Requirements
Your task is to restate the data word for word.

*** Information supplied

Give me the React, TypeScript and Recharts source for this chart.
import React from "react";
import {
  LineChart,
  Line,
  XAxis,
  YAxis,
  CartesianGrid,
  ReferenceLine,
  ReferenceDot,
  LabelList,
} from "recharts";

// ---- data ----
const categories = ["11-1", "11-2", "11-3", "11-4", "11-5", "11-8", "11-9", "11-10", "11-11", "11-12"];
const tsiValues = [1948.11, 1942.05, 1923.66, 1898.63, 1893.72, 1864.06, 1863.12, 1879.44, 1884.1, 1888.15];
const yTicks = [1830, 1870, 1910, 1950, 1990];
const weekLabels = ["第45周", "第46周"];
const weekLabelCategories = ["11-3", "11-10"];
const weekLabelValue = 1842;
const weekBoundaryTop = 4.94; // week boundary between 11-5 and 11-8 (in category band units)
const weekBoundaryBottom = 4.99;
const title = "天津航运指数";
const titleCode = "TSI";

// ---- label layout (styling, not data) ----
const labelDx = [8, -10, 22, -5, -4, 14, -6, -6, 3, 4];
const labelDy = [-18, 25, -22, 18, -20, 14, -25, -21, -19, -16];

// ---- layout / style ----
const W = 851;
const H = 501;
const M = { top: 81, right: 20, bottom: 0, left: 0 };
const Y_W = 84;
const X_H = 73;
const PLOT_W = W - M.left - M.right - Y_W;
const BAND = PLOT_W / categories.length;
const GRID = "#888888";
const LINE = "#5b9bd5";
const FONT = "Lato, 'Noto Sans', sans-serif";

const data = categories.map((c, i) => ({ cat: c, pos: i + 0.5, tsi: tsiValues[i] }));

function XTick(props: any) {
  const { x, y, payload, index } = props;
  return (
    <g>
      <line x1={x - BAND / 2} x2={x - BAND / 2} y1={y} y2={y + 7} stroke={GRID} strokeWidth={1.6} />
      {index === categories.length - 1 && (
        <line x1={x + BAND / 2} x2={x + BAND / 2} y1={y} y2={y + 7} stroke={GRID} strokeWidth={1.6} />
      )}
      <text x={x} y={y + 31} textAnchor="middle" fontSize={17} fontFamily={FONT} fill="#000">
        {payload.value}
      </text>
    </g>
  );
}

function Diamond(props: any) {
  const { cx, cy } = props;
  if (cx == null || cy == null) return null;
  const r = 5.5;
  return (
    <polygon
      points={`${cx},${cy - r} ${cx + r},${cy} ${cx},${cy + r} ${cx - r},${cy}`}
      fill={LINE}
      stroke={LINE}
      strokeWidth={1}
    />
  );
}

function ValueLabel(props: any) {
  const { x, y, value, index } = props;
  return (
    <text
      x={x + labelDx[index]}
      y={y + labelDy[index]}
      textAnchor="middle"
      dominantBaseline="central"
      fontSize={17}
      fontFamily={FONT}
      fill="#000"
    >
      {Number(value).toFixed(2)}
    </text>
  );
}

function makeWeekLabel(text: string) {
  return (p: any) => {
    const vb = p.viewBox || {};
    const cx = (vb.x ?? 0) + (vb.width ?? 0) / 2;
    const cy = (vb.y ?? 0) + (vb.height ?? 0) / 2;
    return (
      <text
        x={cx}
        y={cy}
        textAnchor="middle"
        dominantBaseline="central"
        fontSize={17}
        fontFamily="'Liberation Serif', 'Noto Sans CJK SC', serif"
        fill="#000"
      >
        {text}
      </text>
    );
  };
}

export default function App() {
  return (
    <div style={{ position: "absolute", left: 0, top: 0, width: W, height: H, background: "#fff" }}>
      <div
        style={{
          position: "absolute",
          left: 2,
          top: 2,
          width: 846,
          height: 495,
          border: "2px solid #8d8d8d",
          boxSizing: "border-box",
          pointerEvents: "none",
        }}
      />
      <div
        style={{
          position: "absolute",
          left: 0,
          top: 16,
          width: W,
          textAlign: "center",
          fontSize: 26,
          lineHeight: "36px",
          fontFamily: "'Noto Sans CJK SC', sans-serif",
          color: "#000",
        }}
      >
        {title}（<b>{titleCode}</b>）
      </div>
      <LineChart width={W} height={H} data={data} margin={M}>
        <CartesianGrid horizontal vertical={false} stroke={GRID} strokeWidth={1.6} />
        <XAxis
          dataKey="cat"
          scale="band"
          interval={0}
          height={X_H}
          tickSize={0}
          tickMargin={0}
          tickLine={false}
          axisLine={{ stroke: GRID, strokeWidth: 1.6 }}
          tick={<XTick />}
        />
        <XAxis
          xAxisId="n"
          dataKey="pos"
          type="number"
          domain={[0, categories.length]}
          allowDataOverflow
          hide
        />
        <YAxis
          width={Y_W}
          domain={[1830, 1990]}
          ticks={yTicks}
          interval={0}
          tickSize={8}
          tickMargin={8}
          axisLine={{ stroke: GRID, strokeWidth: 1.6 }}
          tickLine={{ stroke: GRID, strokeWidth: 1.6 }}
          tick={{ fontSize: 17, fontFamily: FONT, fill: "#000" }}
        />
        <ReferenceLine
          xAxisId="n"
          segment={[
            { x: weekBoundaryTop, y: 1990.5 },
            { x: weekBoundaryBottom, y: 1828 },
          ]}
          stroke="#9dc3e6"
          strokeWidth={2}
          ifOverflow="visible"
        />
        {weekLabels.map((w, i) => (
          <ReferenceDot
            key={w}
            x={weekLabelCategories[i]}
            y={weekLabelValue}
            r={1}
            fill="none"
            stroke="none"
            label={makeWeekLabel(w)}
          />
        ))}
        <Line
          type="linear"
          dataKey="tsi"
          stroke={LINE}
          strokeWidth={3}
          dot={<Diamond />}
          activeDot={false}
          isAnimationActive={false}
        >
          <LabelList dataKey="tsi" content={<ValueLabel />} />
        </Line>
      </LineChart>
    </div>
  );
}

******

Result of this task
Give me the React, TypeScript and Recharts source for this chart.
import React from "react";
import {
  LineChart,
  Line,
  XAxis,
  YAxis,
  CartesianGrid,
  ReferenceLine,
  ReferenceDot,
  LabelList,
} from "recharts";

// ---- data ----
const categories = ["11-1", "11-2", "11-3", "11-4", "11-5", "11-8", "11-9", "11-10", "11-11", "11-12"];
const tsiValues = [1948.11, 1942.05, 1923.66, 1898.63, 1893.72, 1864.06, 1863.12, 1879.44, 1884.1, 1888.15];
const yTicks = [1830, 1870, 1910, 1950, 1990];
const weekLabels = ["第45周", "第46周"];
const weekLabelCategories = ["11-3", "11-10"];
const weekLabelValue = 1842;
const weekBoundaryTop = 4.94; // week boundary between 11-5 and 11-8 (in category band units)
const weekBoundaryBottom = 4.99;
const title = "天津航运指数";
const titleCode = "TSI";

// ---- label layout (styling, not data) ----
const labelDx = [8, -10, 22, -5, -4, 14, -6, -6, 3, 4];
const labelDy = [-18, 25, -22, 18, -20, 14, -25, -21, -19, -16];

// ---- layout / style ----
const W = 851;
const H = 501;
const M = { top: 81, right: 20, bottom: 0, left: 0 };
const Y_W = 84;
const X_H = 73;
const PLOT_W = W - M.left - M.right - Y_W;
const BAND = PLOT_W / categories.length;
const GRID = "#888888";
const LINE = "#5b9bd5";
const FONT = "Lato, 'Noto Sans', sans-serif";

const data = categories.map((c, i) => ({ cat: c, pos: i + 0.5, tsi: tsiValues[i] }));

function XTick(props: any) {
  const { x, y, payload, index } = props;
  return (
    <g>
      <line x1={x - BAND / 2} x2={x - BAND / 2} y1={y} y2={y + 7} stroke={GRID} strokeWidth={1.6} />
      {index === categories.length - 1 && (
        <line x1={x + BAND / 2} x2={x + BAND / 2} y1={y} y2={y + 7} stroke={GRID} strokeWidth={1.6} />
      )}
      <text x={x} y={y + 31} textAnchor="middle" fontSize={17} fontFamily={FONT} fill="#000">
        {payload.value}
      </text>
    </g>
  );
}

function Diamond(props: any) {
  const { cx, cy } = props;
  if (cx == null || cy == null) return null;
  const r = 5.5;
  return (
    <polygon
      points={`${cx},${cy - r} ${cx + r},${cy} ${cx},${cy + r} ${cx - r},${cy}`}
      fill={LINE}
      stroke={LINE}
      strokeWidth={1}
    />
  );
}

function ValueLabel(props: any) {
  const { x, y, value, index } = props;
  return (
    <text
      x={x + labelDx[index]}
      y={y + labelDy[index]}
      textAnchor="middle"
      dominantBaseline="central"
      fontSize={17}
      fontFamily={FONT}
      fill="#000"
    >
      {Number(value).toFixed(2)}
    </text>
  );
}

function makeWeekLabel(text: string) {
  return (p: any) => {
    const vb = p.viewBox || {};
    const cx = (vb.x ?? 0) + (vb.width ?? 0) / 2;
    const cy = (vb.y ?? 0) + (vb.height ?? 0) / 2;
    return (
      <text
        x={cx}
        y={cy}
        textAnchor="middle"
        dominantBaseline="central"
        fontSize={17}
        fontFamily="'Liberation Serif', 'Noto Sans CJK SC', serif"
        fill="#000"
      >
        {text}
      </text>
    );
  };
}

export default function App() {
  return (
    <div style={{ position: "absolute", left: 0, top: 0, width: W, height: H, background: "#fff" }}>
      <div
        style={{
          position: "absolute",
          left: 2,
          top: 2,
          width: 846,
          height: 495,
          border: "2px solid #8d8d8d",
          boxSizing: "border-box",
          pointerEvents: "none",
        }}
      />
      <div
        style={{
          position: "absolute",
          left: 0,
          top: 16,
          width: W,
          textAlign: "center",
          fontSize: 26,
          lineHeight: "36px",
          fontFamily: "'Noto Sans CJK SC', sans-serif",
          color: "#000",
        }}
      >
        {title}（<b>{titleCode}</b>）
      </div>
      <LineChart width={W} height={H} data={data} margin={M}>
        <CartesianGrid horizontal vertical={false} stroke={GRID} strokeWidth={1.6} />
        <XAxis
          dataKey="cat"
          scale="band"
          interval={0}
          height={X_H}
          tickSize={0}
          tickMargin={0}
          tickLine={false}
          axisLine={{ stroke: GRID, strokeWidth: 1.6 }}
          tick={<XTick />}
        />
        <XAxis
          xAxisId="n"
          dataKey="pos"
          type="number"
          domain={[0, categories.length]}
          allowDataOverflow
          hide
        />
        <YAxis
          width={Y_W}
          domain={[1830, 1990]}
          ticks={yTicks}
          interval={0}
          tickSize={8}
          tickMargin={8}
          axisLine={{ stroke: GRID, strokeWidth: 1.6 }}
          tickLine={{ stroke: GRID, strokeWidth: 1.6 }}
          tick={{ fontSize: 17, fontFamily: FONT, fill: "#000" }}
        />
        <ReferenceLine
          xAxisId="n"
          segment={[
            { x: weekBoundaryTop, y: 1990.5 },
            { x: weekBoundaryBottom, y: 1828 },
          ]}
          stroke="#9dc3e6"
          strokeWidth={2}
          ifOverflow="visible"
        />
        {weekLabels.map((w, i) => (
          <ReferenceDot
            key={w}
            x={weekLabelCategories[i]}
            y={weekLabelValue}
            r={1}
            fill="none"
            stroke="none"
            label={makeWeekLabel(w)}
          />
        ))}
        <Line
          type="linear"
          dataKey="tsi"
          stroke={LINE}
          strokeWidth={3}
          dot={<Diamond />}
          activeDot={false}
          isAnimationActive={false}
        >
          <LabelList dataKey="tsi" content={<ValueLabel />} />
        </Line>
      </LineChart>
    </div>
  );
}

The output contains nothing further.